• TASK STATEMENT
Leaving out every picture, retype the lines below from the top through the one that contains "0.2,0.3,0.4,0.5,0.6,0.7,0.8,0.9, 2, 3];".

• SUPPLIED INFORMATION
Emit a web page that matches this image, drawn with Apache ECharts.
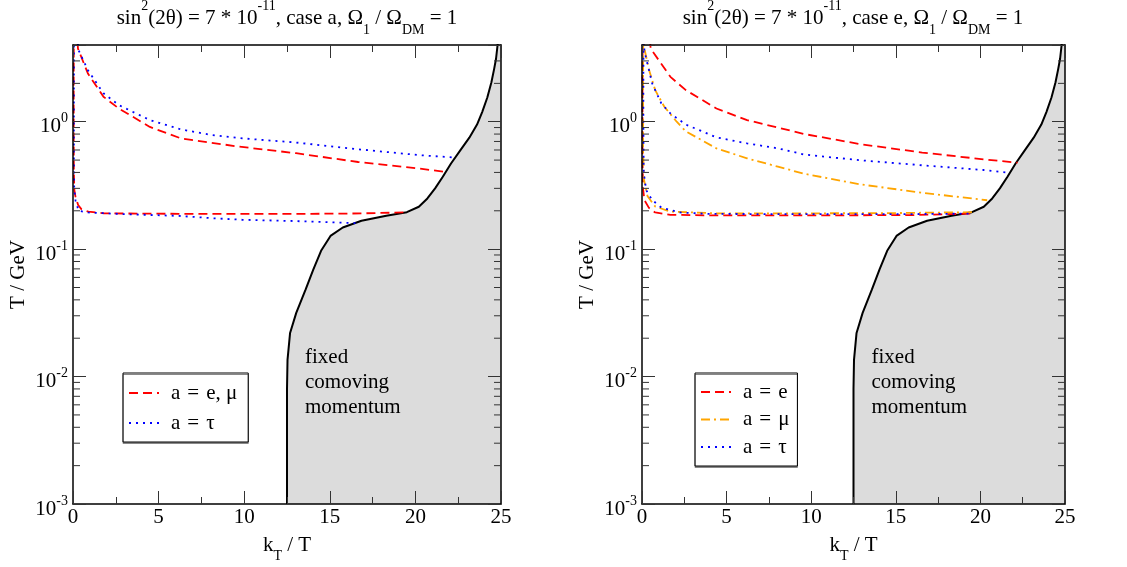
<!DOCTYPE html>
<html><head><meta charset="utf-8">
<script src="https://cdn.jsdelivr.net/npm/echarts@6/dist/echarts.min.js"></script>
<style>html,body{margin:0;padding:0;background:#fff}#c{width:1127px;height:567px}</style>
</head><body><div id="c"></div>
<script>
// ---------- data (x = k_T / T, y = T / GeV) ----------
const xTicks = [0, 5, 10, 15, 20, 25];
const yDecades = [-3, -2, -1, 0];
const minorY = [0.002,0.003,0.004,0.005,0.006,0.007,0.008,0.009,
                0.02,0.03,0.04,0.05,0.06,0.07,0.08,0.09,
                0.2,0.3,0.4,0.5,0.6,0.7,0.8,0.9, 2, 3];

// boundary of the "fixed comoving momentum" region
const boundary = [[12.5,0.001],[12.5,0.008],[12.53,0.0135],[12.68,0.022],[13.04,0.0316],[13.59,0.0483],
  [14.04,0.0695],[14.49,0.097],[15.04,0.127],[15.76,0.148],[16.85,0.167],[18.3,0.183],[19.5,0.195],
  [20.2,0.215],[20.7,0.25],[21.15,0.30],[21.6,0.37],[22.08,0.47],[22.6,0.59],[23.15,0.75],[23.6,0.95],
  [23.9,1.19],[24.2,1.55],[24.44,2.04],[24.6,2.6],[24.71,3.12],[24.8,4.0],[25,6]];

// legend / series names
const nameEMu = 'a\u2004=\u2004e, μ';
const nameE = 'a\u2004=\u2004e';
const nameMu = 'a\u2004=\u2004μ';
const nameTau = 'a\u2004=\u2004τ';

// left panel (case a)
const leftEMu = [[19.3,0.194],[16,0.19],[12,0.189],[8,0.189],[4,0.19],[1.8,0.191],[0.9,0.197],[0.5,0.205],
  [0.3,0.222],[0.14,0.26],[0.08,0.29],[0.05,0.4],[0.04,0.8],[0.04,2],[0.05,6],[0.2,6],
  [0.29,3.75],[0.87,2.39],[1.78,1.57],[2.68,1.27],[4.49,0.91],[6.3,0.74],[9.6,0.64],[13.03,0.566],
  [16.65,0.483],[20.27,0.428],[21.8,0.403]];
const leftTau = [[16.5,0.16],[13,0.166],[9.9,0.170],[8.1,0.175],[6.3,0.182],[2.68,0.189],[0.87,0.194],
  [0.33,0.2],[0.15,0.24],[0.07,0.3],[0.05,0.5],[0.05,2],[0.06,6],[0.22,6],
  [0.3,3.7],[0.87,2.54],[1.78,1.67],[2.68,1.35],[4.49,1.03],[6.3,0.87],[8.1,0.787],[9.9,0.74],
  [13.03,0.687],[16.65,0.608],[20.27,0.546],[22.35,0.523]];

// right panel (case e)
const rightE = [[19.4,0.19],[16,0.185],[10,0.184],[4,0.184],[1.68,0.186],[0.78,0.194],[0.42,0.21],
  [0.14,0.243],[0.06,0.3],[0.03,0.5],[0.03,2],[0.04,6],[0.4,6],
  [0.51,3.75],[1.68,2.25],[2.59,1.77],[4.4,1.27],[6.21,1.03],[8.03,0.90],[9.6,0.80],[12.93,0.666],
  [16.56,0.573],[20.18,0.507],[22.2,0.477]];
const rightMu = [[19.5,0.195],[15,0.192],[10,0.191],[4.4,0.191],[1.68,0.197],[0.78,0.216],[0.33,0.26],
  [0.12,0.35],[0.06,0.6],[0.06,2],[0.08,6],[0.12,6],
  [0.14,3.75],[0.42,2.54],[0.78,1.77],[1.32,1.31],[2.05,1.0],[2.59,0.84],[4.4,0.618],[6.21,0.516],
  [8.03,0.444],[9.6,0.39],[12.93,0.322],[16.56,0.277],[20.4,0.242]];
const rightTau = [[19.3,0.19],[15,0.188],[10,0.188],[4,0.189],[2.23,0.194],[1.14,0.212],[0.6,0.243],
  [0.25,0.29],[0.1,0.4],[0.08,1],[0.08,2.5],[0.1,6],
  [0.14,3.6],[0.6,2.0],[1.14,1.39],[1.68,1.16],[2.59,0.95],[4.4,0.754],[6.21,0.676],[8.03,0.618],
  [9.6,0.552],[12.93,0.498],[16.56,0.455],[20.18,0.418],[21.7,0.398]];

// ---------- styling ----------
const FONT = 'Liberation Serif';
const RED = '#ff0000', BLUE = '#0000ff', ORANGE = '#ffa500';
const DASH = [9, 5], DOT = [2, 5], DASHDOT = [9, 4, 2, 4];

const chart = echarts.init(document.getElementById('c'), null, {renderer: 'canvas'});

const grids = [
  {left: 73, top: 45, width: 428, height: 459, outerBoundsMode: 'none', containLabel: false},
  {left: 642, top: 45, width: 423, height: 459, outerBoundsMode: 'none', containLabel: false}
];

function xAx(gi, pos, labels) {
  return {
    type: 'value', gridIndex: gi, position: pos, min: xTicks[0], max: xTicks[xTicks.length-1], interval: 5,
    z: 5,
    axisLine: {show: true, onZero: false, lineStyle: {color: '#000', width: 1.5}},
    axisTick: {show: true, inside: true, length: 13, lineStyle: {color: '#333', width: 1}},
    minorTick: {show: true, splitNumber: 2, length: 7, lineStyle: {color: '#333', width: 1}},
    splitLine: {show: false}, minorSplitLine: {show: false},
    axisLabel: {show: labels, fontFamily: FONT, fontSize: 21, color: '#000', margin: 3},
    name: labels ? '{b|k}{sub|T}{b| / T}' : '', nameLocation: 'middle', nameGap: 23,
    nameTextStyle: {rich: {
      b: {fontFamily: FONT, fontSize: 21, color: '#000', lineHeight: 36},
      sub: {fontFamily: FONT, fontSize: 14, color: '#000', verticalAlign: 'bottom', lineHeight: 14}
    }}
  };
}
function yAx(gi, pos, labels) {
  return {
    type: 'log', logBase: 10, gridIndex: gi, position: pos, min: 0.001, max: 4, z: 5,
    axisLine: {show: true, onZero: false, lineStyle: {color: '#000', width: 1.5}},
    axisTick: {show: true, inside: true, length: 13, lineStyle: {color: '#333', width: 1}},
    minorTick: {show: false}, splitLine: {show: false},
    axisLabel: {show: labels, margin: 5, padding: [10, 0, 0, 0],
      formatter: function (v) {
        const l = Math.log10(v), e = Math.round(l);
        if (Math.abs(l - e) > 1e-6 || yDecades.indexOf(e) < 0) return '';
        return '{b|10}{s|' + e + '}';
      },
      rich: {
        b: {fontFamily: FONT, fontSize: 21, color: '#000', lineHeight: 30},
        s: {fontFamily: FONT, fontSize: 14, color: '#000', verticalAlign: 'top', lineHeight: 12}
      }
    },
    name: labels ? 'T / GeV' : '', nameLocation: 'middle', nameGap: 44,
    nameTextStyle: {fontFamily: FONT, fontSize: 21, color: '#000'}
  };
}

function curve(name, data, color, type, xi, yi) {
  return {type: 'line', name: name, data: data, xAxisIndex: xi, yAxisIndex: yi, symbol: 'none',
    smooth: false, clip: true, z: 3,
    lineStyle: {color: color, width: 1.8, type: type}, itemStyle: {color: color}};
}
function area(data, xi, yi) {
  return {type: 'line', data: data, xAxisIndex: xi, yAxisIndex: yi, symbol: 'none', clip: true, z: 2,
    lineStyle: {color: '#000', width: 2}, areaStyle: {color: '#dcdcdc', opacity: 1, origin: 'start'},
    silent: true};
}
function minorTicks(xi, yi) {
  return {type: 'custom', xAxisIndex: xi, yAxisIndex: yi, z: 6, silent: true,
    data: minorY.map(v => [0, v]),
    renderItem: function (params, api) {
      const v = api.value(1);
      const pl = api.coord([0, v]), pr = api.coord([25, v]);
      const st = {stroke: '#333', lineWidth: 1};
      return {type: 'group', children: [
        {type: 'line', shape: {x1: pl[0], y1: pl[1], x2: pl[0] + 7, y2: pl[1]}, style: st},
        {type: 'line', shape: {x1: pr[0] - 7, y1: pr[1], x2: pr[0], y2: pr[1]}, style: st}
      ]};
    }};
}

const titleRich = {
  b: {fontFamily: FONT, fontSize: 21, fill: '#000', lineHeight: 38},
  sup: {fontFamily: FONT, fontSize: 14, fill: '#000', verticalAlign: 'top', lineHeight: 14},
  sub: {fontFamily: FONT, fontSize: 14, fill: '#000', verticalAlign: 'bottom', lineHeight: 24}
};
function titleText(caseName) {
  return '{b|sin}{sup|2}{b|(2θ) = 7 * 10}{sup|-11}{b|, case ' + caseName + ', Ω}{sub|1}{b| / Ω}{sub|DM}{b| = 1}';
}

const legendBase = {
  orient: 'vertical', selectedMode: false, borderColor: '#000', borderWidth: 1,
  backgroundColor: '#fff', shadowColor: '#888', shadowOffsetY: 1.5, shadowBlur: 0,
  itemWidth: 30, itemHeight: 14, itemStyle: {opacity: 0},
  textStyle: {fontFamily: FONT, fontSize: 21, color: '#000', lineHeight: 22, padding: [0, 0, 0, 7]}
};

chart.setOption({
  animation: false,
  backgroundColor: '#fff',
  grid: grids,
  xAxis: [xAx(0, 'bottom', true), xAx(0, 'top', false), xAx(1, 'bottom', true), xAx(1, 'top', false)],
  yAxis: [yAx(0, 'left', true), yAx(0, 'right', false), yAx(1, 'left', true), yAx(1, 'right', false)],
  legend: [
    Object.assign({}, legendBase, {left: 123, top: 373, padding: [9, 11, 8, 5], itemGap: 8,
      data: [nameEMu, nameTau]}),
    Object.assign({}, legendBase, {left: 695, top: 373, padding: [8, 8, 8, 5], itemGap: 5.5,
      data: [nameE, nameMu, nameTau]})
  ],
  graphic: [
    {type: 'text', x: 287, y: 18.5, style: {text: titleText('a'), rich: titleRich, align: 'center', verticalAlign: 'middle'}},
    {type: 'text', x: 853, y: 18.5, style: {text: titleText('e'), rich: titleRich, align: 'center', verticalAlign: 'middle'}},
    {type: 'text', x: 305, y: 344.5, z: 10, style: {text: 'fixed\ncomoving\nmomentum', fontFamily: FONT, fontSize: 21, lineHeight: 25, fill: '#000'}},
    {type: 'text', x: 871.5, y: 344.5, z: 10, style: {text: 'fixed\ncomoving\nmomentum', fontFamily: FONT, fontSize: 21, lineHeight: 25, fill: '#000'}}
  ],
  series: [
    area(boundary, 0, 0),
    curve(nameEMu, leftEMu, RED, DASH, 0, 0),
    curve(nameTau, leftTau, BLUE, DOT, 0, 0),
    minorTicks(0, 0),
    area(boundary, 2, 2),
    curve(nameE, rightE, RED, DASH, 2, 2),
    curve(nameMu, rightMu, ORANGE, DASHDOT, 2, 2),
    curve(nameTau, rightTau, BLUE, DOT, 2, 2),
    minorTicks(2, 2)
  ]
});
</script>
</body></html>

• RESPONSE
Emit a web page that matches this image, drawn with Apache ECharts.
<!DOCTYPE html>
<html><head><meta charset="utf-8">
<script src="https://cdn.jsdelivr.net/npm/echarts@6/dist/echarts.min.js"></script>
<style>html,body{margin:0;padding:0;background:#fff}#c{width:1127px;height:567px}</style>
</head><body><div id="c"></div>
<script>
// ---------- data (x = k_T / T, y = T / GeV) ----------
const xTicks = [0, 5, 10, 15, 20, 25];
const yDecades = [-3, -2, -1, 0];
const minorY = [0.002,0.003,0.004,0.005,0.006,0.007,0.008,0.009,
                0.02,0.03,0.04,0.05,0.06,0.07,0.08,0.09,
                0.2,0.3,0.4,0.5,0.6,0.7,0.8,0.9, 2, 3];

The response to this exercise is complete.